The listing below must be repeated word for word, with its images excluded.

------------------------------------------------

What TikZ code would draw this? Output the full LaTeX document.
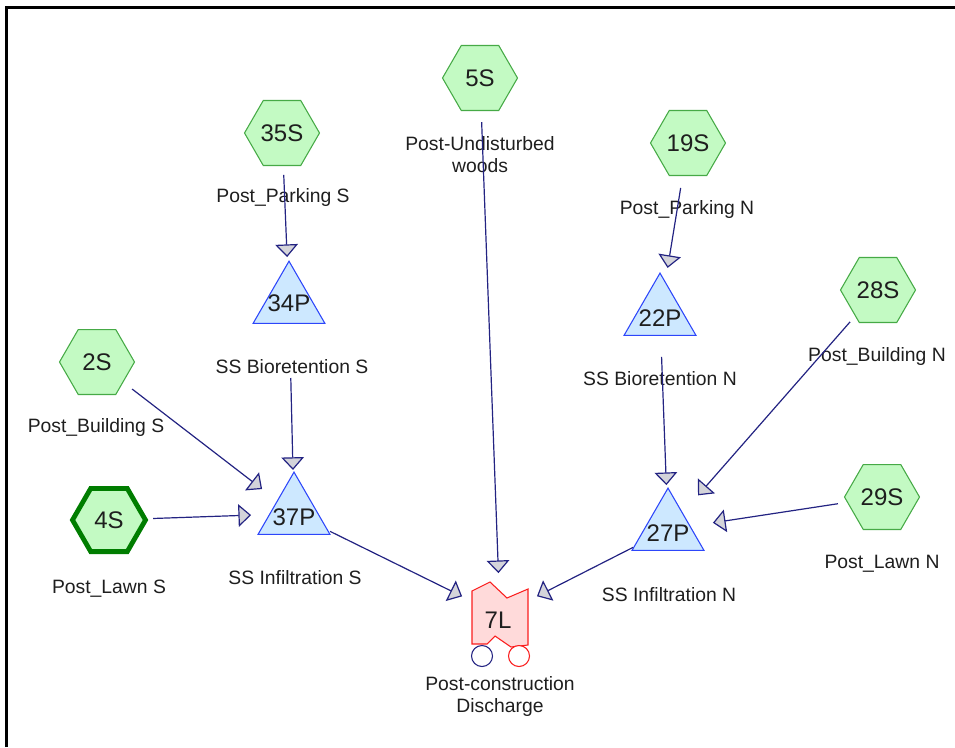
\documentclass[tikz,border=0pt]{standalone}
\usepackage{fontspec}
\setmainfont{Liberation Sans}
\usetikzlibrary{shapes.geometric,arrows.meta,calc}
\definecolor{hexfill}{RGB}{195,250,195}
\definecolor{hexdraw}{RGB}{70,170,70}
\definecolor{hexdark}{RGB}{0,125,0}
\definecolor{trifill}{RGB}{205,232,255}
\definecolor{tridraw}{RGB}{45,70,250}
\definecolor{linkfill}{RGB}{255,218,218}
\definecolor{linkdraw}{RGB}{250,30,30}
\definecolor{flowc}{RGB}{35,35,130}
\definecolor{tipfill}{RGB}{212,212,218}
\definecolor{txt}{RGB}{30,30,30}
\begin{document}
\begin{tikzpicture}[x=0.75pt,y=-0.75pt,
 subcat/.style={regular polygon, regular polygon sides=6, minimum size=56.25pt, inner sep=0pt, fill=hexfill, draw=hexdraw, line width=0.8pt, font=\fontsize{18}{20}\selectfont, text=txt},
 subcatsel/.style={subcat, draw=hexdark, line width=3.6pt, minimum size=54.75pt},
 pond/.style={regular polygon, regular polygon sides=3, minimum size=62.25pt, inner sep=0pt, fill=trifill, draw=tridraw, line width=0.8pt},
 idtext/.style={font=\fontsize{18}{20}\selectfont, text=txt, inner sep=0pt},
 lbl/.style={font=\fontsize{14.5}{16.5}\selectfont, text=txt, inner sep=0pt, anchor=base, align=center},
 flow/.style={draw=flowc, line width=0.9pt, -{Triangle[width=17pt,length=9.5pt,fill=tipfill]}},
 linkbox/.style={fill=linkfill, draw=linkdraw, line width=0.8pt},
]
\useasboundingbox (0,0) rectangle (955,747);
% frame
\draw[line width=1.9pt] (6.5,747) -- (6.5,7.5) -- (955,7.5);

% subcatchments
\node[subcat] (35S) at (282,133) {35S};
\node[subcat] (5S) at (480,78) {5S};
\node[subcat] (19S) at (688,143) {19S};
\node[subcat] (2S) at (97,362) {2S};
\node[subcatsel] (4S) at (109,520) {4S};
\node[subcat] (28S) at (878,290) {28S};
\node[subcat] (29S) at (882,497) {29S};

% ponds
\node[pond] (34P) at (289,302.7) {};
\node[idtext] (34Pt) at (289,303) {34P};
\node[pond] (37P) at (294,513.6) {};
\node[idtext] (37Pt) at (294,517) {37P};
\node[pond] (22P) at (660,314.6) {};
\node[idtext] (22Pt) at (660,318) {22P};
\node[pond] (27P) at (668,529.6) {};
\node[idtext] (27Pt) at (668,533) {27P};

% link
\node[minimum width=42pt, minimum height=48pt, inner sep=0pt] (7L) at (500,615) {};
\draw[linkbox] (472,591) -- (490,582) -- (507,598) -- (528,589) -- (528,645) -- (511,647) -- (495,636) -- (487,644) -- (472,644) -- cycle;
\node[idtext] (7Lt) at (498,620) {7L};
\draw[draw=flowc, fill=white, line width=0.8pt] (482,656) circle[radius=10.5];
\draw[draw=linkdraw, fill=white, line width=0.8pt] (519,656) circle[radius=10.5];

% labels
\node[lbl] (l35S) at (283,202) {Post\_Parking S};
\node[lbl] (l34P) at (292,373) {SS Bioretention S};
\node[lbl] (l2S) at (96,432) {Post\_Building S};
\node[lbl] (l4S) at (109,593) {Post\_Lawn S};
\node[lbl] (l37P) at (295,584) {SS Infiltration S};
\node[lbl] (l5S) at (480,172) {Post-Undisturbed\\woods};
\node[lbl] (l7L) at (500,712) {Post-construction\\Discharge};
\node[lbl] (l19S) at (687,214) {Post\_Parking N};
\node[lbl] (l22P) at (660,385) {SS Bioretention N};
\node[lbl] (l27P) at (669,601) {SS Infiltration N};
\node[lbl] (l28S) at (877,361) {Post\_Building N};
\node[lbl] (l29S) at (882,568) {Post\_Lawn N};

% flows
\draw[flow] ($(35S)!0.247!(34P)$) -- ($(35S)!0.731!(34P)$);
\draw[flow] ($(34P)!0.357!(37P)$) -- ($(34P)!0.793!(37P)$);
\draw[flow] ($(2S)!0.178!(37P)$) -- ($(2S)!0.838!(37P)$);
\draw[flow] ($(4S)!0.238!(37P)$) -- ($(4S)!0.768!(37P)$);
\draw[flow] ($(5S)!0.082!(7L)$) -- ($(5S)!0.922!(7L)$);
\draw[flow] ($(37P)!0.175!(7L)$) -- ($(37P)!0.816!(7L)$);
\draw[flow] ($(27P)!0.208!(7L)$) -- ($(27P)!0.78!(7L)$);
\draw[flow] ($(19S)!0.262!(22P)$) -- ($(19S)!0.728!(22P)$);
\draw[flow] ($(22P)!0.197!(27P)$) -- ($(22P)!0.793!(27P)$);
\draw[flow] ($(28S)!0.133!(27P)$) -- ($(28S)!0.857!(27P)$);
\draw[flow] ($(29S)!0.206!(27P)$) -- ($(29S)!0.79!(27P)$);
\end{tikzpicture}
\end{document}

------------------------------------------------

- **OUTPUT OF THE TASK**
What TikZ code would draw this? Output the full LaTeX document.
\documentclass[tikz,border=0pt]{standalone}
\usepackage{fontspec}
\setmainfont{Liberation Sans}
\usetikzlibrary{shapes.geometric,arrows.meta,calc}
\definecolor{hexfill}{RGB}{195,250,195}
\definecolor{hexdraw}{RGB}{70,170,70}
\definecolor{hexdark}{RGB}{0,125,0}
\definecolor{trifill}{RGB}{205,232,255}
\definecolor{tridraw}{RGB}{45,70,250}
\definecolor{linkfill}{RGB}{255,218,218}
\definecolor{linkdraw}{RGB}{250,30,30}
\definecolor{flowc}{RGB}{35,35,130}
\definecolor{tipfill}{RGB}{212,212,218}
\definecolor{txt}{RGB}{30,30,30}
\begin{document}
\begin{tikzpicture}[x=0.75pt,y=-0.75pt,
 subcat/.style={regular polygon, regular polygon sides=6, minimum size=56.25pt, inner sep=0pt, fill=hexfill, draw=hexdraw, line width=0.8pt, font=\fontsize{18}{20}\selectfont, text=txt},
 subcatsel/.style={subcat, draw=hexdark, line width=3.6pt, minimum size=54.75pt},
 pond/.style={regular polygon, regular polygon sides=3, minimum size=62.25pt, inner sep=0pt, fill=trifill, draw=tridraw, line width=0.8pt},
 idtext/.style={font=\fontsize{18}{20}\selectfont, text=txt, inner sep=0pt},
 lbl/.style={font=\fontsize{14.5}{16.5}\selectfont, text=txt, inner sep=0pt, anchor=base, align=center},
 flow/.style={draw=flowc, line width=0.9pt, -{Triangle[width=17pt,length=9.5pt,fill=tipfill]}},
 linkbox/.style={fill=linkfill, draw=linkdraw, line width=0.8pt},
]
\useasboundingbox (0,0) rectangle (955,747);
% frame
\draw[line width=1.9pt] (6.5,747) -- (6.5,7.5) -- (955,7.5);

% subcatchments
\node[subcat] (35S) at (282,133) {35S};
\node[subcat] (5S) at (480,78) {5S};
\node[subcat] (19S) at (688,143) {19S};
\node[subcat] (2S) at (97,362) {2S};
\node[subcatsel] (4S) at (109,520) {4S};
\node[subcat] (28S) at (878,290) {28S};
\node[subcat] (29S) at (882,497) {29S};

% ponds
\node[pond] (34P) at (289,302.7) {};
\node[idtext] (34Pt) at (289,303) {34P};
\node[pond] (37P) at (294,513.6) {};
\node[idtext] (37Pt) at (294,517) {37P};
\node[pond] (22P) at (660,314.6) {};
\node[idtext] (22Pt) at (660,318) {22P};
\node[pond] (27P) at (668,529.6) {};
\node[idtext] (27Pt) at (668,533) {27P};

% link
\node[minimum width=42pt, minimum height=48pt, inner sep=0pt] (7L) at (500,615) {};
\draw[linkbox] (472,591) -- (490,582) -- (507,598) -- (528,589) -- (528,645) -- (511,647) -- (495,636) -- (487,644) -- (472,644) -- cycle;
\node[idtext] (7Lt) at (498,620) {7L};
\draw[draw=flowc, fill=white, line width=0.8pt] (482,656) circle[radius=10.5];
\draw[draw=linkdraw, fill=white, line width=0.8pt] (519,656) circle[radius=10.5];

% labels
\node[lbl] (l35S) at (283,202) {Post\_Parking S};
\node[lbl] (l34P) at (292,373) {SS Bioretention S};
\node[lbl] (l2S) at (96,432) {Post\_Building S};
\node[lbl] (l4S) at (109,593) {Post\_Lawn S};
\node[lbl] (l37P) at (295,584) {SS Infiltration S};
\node[lbl] (l5S) at (480,172) {Post-Undisturbed\\woods};
\node[lbl] (l7L) at (500,712) {Post-construction\\Discharge};
\node[lbl] (l19S) at (687,214) {Post\_Parking N};
\node[lbl] (l22P) at (660,385) {SS Bioretention N};
\node[lbl] (l27P) at (669,601) {SS Infiltration N};
\node[lbl] (l28S) at (877,361) {Post\_Building N};
\node[lbl] (l29S) at (882,568) {Post\_Lawn N};

% flows
\draw[flow] ($(35S)!0.247!(34P)$) -- ($(35S)!0.731!(34P)$);
\draw[flow] ($(34P)!0.357!(37P)$) -- ($(34P)!0.793!(37P)$);
\draw[flow] ($(2S)!0.178!(37P)$) -- ($(2S)!0.838!(37P)$);
\draw[flow] ($(4S)!0.238!(37P)$) -- ($(4S)!0.768!(37P)$);
\draw[flow] ($(5S)!0.082!(7L)$) -- ($(5S)!0.922!(7L)$);
\draw[flow] ($(37P)!0.175!(7L)$) -- ($(37P)!0.816!(7L)$);
\draw[flow] ($(27P)!0.208!(7L)$) -- ($(27P)!0.78!(7L)$);
\draw[flow] ($(19S)!0.262!(22P)$) -- ($(19S)!0.728!(22P)$);
\draw[flow] ($(22P)!0.197!(27P)$) -- ($(22P)!0.793!(27P)$);
\draw[flow] ($(28S)!0.133!(27P)$) -- ($(28S)!0.857!(27P)$);
\draw[flow] ($(29S)!0.206!(27P)$) -- ($(29S)!0.79!(27P)$);
\end{tikzpicture}
\end{document}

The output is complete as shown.